>> START Data provided

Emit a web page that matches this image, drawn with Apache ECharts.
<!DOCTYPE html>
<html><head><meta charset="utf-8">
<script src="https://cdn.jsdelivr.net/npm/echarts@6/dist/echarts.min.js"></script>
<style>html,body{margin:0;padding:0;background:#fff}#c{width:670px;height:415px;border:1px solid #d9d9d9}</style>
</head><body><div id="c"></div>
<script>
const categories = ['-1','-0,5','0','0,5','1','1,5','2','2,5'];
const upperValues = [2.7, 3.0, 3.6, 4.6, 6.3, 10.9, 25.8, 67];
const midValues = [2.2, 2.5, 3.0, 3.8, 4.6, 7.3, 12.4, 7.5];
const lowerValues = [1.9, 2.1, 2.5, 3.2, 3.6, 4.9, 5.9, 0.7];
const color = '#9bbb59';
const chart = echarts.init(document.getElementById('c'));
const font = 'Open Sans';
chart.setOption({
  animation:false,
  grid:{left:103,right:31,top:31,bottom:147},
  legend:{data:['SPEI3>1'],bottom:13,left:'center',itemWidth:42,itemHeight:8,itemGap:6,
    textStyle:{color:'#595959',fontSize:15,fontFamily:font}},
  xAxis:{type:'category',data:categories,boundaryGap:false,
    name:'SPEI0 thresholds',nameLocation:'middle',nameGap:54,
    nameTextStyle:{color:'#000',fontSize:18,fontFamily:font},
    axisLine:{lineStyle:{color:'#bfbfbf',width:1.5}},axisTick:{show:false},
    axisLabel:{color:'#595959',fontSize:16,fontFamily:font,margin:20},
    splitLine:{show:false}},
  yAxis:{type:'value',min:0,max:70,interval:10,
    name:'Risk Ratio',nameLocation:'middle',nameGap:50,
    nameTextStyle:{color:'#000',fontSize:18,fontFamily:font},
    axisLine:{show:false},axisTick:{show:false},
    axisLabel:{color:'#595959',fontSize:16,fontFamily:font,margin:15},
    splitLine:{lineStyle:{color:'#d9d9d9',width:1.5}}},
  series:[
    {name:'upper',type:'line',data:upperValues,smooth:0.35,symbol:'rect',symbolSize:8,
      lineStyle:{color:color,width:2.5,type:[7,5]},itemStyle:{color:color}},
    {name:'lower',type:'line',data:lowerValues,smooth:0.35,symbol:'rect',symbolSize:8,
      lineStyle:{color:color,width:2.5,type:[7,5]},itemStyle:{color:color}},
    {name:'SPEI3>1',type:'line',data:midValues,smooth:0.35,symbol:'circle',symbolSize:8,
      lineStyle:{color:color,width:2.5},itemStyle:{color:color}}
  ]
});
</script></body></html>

>> END Data provided

__Your objective__. Repeat back the data above, exact to the last character.

__Result of this task__.
Emit a web page that matches this image, drawn with Apache ECharts.
<!DOCTYPE html>
<html><head><meta charset="utf-8">
<script src="https://cdn.jsdelivr.net/npm/echarts@6/dist/echarts.min.js"></script>
<style>html,body{margin:0;padding:0;background:#fff}#c{width:670px;height:415px;border:1px solid #d9d9d9}</style>
</head><body><div id="c"></div>
<script>
const categories = ['-1','-0,5','0','0,5','1','1,5','2','2,5'];
const upperValues = [2.7, 3.0, 3.6, 4.6, 6.3, 10.9, 25.8, 67];
const midValues = [2.2, 2.5, 3.0, 3.8, 4.6, 7.3, 12.4, 7.5];
const lowerValues = [1.9, 2.1, 2.5, 3.2, 3.6, 4.9, 5.9, 0.7];
const color = '#9bbb59';
const chart = echarts.init(document.getElementById('c'));
const font = 'Open Sans';
chart.setOption({
  animation:false,
  grid:{left:103,right:31,top:31,bottom:147},
  legend:{data:['SPEI3>1'],bottom:13,left:'center',itemWidth:42,itemHeight:8,itemGap:6,
    textStyle:{color:'#595959',fontSize:15,fontFamily:font}},
  xAxis:{type:'category',data:categories,boundaryGap:false,
    name:'SPEI0 thresholds',nameLocation:'middle',nameGap:54,
    nameTextStyle:{color:'#000',fontSize:18,fontFamily:font},
    axisLine:{lineStyle:{color:'#bfbfbf',width:1.5}},axisTick:{show:false},
    axisLabel:{color:'#595959',fontSize:16,fontFamily:font,margin:20},
    splitLine:{show:false}},
  yAxis:{type:'value',min:0,max:70,interval:10,
    name:'Risk Ratio',nameLocation:'middle',nameGap:50,
    nameTextStyle:{color:'#000',fontSize:18,fontFamily:font},
    axisLine:{show:false},axisTick:{show:false},
    axisLabel:{color:'#595959',fontSize:16,fontFamily:font,margin:15},
    splitLine:{lineStyle:{color:'#d9d9d9',width:1.5}}},
  series:[
    {name:'upper',type:'line',data:upperValues,smooth:0.35,symbol:'rect',symbolSize:8,
      lineStyle:{color:color,width:2.5,type:[7,5]},itemStyle:{color:color}},
    {name:'lower',type:'line',data:lowerValues,smooth:0.35,symbol:'rect',symbolSize:8,
      lineStyle:{color:color,width:2.5,type:[7,5]},itemStyle:{color:color}},
    {name:'SPEI3>1',type:'line',data:midValues,smooth:0.35,symbol:'circle',symbolSize:8,
      lineStyle:{color:color,width:2.5},itemStyle:{color:color}}
  ]
});
</script></body></html>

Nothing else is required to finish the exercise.